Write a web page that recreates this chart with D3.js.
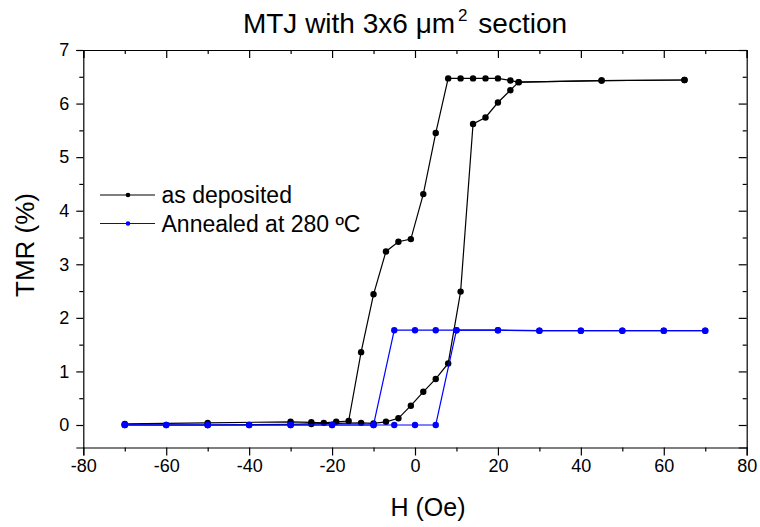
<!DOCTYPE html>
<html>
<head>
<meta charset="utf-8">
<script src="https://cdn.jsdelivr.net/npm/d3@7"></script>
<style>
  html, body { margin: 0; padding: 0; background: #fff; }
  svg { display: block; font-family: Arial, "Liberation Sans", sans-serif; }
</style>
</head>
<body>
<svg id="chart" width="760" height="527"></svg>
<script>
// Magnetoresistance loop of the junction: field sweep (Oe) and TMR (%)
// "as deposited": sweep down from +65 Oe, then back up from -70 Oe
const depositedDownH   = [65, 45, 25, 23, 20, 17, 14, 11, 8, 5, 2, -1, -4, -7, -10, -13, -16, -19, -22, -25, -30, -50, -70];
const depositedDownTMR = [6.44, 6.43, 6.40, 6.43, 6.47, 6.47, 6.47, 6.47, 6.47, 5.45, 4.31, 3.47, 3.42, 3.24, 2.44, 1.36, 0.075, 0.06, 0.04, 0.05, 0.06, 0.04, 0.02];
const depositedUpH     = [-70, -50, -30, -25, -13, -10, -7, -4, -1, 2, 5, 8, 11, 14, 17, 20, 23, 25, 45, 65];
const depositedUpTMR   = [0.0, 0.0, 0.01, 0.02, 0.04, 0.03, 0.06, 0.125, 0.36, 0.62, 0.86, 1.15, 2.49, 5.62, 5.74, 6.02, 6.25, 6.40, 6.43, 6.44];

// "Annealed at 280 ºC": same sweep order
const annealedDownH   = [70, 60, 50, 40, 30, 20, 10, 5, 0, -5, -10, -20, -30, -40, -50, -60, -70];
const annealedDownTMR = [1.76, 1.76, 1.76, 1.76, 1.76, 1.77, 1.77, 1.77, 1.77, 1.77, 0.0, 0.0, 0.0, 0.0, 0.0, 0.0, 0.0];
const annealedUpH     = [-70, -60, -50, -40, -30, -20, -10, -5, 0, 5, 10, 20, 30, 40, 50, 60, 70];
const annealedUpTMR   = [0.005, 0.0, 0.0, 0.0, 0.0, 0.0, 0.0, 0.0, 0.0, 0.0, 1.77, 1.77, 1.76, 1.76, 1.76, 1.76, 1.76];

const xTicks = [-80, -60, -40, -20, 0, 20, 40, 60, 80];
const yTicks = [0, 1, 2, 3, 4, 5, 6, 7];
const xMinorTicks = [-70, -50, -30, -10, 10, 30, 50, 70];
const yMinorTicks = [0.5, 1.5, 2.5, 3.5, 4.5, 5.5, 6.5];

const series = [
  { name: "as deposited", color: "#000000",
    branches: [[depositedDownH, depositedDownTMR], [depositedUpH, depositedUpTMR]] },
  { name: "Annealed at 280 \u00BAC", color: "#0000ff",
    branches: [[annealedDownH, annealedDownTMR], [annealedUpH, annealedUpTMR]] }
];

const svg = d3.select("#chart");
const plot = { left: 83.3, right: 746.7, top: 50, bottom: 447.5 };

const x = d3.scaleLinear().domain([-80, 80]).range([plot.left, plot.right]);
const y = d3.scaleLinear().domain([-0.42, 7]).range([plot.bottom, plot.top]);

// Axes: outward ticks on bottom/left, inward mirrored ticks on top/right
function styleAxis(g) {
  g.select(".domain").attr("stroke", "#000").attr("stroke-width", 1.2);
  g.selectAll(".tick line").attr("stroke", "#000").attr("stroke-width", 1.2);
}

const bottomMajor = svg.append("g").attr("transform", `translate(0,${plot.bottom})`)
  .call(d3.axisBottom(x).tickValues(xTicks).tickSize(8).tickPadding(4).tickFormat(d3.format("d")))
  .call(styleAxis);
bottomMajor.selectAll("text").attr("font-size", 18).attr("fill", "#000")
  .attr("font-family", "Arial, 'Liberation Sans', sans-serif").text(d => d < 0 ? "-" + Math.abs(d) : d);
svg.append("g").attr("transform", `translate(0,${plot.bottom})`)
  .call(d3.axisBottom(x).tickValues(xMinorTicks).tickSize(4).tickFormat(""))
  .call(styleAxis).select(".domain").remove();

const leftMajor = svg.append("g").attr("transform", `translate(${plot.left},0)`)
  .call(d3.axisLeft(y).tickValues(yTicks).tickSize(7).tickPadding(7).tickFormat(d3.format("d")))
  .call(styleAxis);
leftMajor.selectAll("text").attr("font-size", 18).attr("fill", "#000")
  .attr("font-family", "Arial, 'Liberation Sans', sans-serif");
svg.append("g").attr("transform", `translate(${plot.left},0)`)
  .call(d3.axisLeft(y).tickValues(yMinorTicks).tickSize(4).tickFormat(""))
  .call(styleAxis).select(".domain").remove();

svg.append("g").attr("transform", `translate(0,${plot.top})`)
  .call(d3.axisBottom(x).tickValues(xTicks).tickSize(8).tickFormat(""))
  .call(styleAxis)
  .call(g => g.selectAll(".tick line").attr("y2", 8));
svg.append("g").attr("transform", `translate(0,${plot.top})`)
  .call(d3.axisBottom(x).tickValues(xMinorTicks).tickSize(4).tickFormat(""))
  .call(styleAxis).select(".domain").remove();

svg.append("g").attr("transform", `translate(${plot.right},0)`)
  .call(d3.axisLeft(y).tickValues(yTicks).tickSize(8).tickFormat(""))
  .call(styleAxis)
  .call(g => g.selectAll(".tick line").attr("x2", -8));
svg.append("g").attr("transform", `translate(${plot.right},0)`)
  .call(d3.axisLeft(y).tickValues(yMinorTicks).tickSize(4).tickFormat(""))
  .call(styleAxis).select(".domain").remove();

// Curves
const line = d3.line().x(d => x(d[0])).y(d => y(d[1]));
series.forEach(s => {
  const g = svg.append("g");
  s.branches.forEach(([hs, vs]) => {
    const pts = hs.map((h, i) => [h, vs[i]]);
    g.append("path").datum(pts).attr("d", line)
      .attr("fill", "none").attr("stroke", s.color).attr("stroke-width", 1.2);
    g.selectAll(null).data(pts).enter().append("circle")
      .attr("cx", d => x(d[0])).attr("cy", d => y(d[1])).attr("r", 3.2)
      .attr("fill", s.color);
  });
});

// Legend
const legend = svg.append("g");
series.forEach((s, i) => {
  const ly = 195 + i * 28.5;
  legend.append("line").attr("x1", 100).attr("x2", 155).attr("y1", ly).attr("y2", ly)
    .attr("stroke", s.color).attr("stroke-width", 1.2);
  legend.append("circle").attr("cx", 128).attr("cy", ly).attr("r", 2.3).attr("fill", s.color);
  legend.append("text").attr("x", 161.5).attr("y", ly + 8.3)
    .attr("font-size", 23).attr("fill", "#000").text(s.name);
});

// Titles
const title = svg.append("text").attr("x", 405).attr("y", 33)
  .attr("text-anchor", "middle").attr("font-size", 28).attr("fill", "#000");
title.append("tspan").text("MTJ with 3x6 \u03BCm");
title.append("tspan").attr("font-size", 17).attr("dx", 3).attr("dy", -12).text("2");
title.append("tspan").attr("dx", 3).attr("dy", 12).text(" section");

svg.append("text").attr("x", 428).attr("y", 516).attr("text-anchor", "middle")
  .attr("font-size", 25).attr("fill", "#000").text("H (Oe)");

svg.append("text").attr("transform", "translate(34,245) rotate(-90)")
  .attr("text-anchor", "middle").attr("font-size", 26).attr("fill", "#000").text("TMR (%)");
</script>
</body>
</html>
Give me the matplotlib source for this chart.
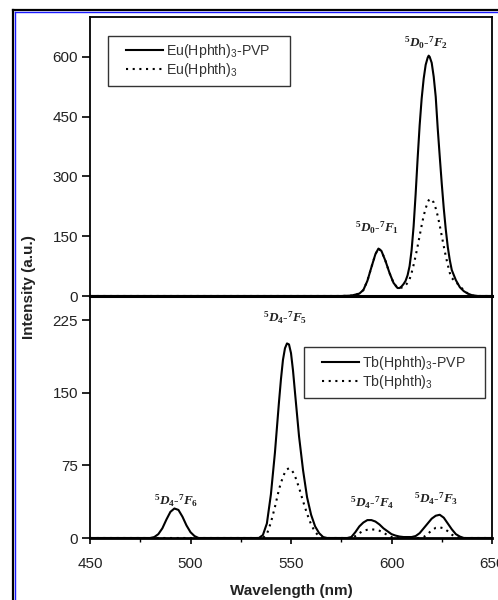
------------------------------------------------
> [GIVEN INSTRUCTION]:
Each line of the data is to be duplicated exactly; pictures stay out of the copy.

> [WRITTEN SOLUTION]:
Write a web page that recreates this chart with D3.js.
<!DOCTYPE html>
<html>
<head>
<meta charset="utf-8">
<script src="https://cdn.jsdelivr.net/npm/d3@7"></script>
<style>
  html, body { margin: 0; padding: 0; background: #fff; }
  svg { display: block; font-family: Arial, "Liberation Sans", sans-serif; }
</style>
</head>
<body>
<svg id="chart" width="760" height="527"></svg>
<script>
// Magnetoresistance loop of the junction: field sweep (Oe) and TMR (%)
// "as deposited": sweep down from +65 Oe, then back up from -70 Oe
const depositedDownH   = [65, 45, 25, 23, 20, 17, 14, 11, 8, 5, 2, -1, -4, -7, -10, -13, -16, -19, -22, -25, -30, -50, -70];
const depositedDownTMR = [6.44, 6.43, 6.40, 6.43, 6.47, 6.47, 6.47, 6.47, 6.47, 5.45, 4.31, 3.47, 3.42, 3.24, 2.44, 1.36, 0.075, 0.06, 0.04, 0.05, 0.06, 0.04, 0.02];
const depositedUpH     = [-70, -50, -30, -25, -13, -10, -7, -4, -1, 2, 5, 8, 11, 14, 17, 20, 23, 25, 45, 65];
const depositedUpTMR   = [0.0, 0.0, 0.01, 0.02, 0.04, 0.03, 0.06, 0.125, 0.36, 0.62, 0.86, 1.15, 2.49, 5.62, 5.74, 6.02, 6.25, 6.40, 6.43, 6.44];

// "Annealed at 280 ºC": same sweep order
const annealedDownH   = [70, 60, 50, 40, 30, 20, 10, 5, 0, -5, -10, -20, -30, -40, -50, -60, -70];
const annealedDownTMR = [1.76, 1.76, 1.76, 1.76, 1.76, 1.77, 1.77, 1.77, 1.77, 1.77, 0.0, 0.0, 0.0, 0.0, 0.0, 0.0, 0.0];
const annealedUpH     = [-70, -60, -50, -40, -30, -20, -10, -5, 0, 5, 10, 20, 30, 40, 50, 60, 70];
const annealedUpTMR   = [0.005, 0.0, 0.0, 0.0, 0.0, 0.0, 0.0, 0.0, 0.0, 0.0, 1.77, 1.77, 1.76, 1.76, 1.76, 1.76, 1.76];

const xTicks = [-80, -60, -40, -20, 0, 20, 40, 60, 80];
const yTicks = [0, 1, 2, 3, 4, 5, 6, 7];
const xMinorTicks = [-70, -50, -30, -10, 10, 30, 50, 70];
const yMinorTicks = [0.5, 1.5, 2.5, 3.5, 4.5, 5.5, 6.5];

const series = [
  { name: "as deposited", color: "#000000",
    branches: [[depositedDownH, depositedDownTMR], [depositedUpH, depositedUpTMR]] },
  { name: "Annealed at 280 \u00BAC", color: "#0000ff",
    branches: [[annealedDownH, annealedDownTMR], [annealedUpH, annealedUpTMR]] }
];

const svg = d3.select("#chart");
const plot = { left: 83.3, right: 746.7, top: 50, bottom: 447.5 };

const x = d3.scaleLinear().domain([-80, 80]).range([plot.left, plot.right]);
const y = d3.scaleLinear().domain([-0.42, 7]).range([plot.bottom, plot.top]);

// Axes: outward ticks on bottom/left, inward mirrored ticks on top/right
function styleAxis(g) {
  g.select(".domain").attr("stroke", "#000").attr("stroke-width", 1.2);
  g.selectAll(".tick line").attr("stroke", "#000").attr("stroke-width", 1.2);
}

const bottomMajor = svg.append("g").attr("transform", `translate(0,${plot.bottom})`)
  .call(d3.axisBottom(x).tickValues(xTicks).tickSize(8).tickPadding(4).tickFormat(d3.format("d")))
  .call(styleAxis);
bottomMajor.selectAll("text").attr("font-size", 18).attr("fill", "#000")
  .attr("font-family", "Arial, 'Liberation Sans', sans-serif").text(d => d < 0 ? "-" + Math.abs(d) : d);
svg.append("g").attr("transform", `translate(0,${plot.bottom})`)
  .call(d3.axisBottom(x).tickValues(xMinorTicks).tickSize(4).tickFormat(""))
  .call(styleAxis).select(".domain").remove();

const leftMajor = svg.append("g").attr("transform", `translate(${plot.left},0)`)
  .call(d3.axisLeft(y).tickValues(yTicks).tickSize(7).tickPadding(7).tickFormat(d3.format("d")))
  .call(styleAxis);
leftMajor.selectAll("text").attr("font-size", 18).attr("fill", "#000")
  .attr("font-family", "Arial, 'Liberation Sans', sans-serif");
svg.append("g").attr("transform", `translate(${plot.left},0)`)
  .call(d3.axisLeft(y).tickValues(yMinorTicks).tickSize(4).tickFormat(""))
  .call(styleAxis).select(".domain").remove();

svg.append("g").attr("transform", `translate(0,${plot.top})`)
  .call(d3.axisBottom(x).tickValues(xTicks).tickSize(8).tickFormat(""))
  .call(styleAxis)
  .call(g => g.selectAll(".tick line").attr("y2", 8));
svg.append("g").attr("transform", `translate(0,${plot.top})`)
  .call(d3.axisBottom(x).tickValues(xMinorTicks).tickSize(4).tickFormat(""))
  .call(styleAxis).select(".domain").remove();

svg.append("g").attr("transform", `translate(${plot.right},0)`)
  .call(d3.axisLeft(y).tickValues(yTicks).tickSize(8).tickFormat(""))
  .call(styleAxis)
  .call(g => g.selectAll(".tick line").attr("x2", -8));
svg.append("g").attr("transform", `translate(${plot.right},0)`)
  .call(d3.axisLeft(y).tickValues(yMinorTicks).tickSize(4).tickFormat(""))
  .call(styleAxis).select(".domain").remove();

// Curves
const line = d3.line().x(d => x(d[0])).y(d => y(d[1]));
series.forEach(s => {
  const g = svg.append("g");
  s.branches.forEach(([hs, vs]) => {
    const pts = hs.map((h, i) => [h, vs[i]]);
    g.append("path").datum(pts).attr("d", line)
      .attr("fill", "none").attr("stroke", s.color).attr("stroke-width", 1.2);
    g.selectAll(null).data(pts).enter().append("circle")
      .attr("cx", d => x(d[0])).attr("cy", d => y(d[1])).attr("r", 3.2)
      .attr("fill", s.color);
  });
});

// Legend
const legend = svg.append("g");
series.forEach((s, i) => {
  const ly = 195 + i * 28.5;
  legend.append("line").attr("x1", 100).attr("x2", 155).attr("y1", ly).attr("y2", ly)
    .attr("stroke", s.color).attr("stroke-width", 1.2);
  legend.append("circle").attr("cx", 128).attr("cy", ly).attr("r", 2.3).attr("fill", s.color);
  legend.append("text").attr("x", 161.5).attr("y", ly + 8.3)
    .attr("font-size", 23).attr("fill", "#000").text(s.name);
});

// Titles
const title = svg.append("text").attr("x", 405).attr("y", 33)
  .attr("text-anchor", "middle").attr("font-size", 28).attr("fill", "#000");
title.append("tspan").text("MTJ with 3x6 \u03BCm");
title.append("tspan").attr("font-size", 17).attr("dx", 3).attr("dy", -12).text("2");
title.append("tspan").attr("dx", 3).attr("dy", 12).text(" section");

svg.append("text").attr("x", 428).attr("y", 516).attr("text-anchor", "middle")
  .attr("font-size", 25).attr("fill", "#000").text("H (Oe)");

svg.append("text").attr("transform", "translate(34,245) rotate(-90)")
  .attr("text-anchor", "middle").attr("font-size", 26).attr("fill", "#000").text("TMR (%)");
</script>
</body>
</html>
Give me the matplotlib source for this chart.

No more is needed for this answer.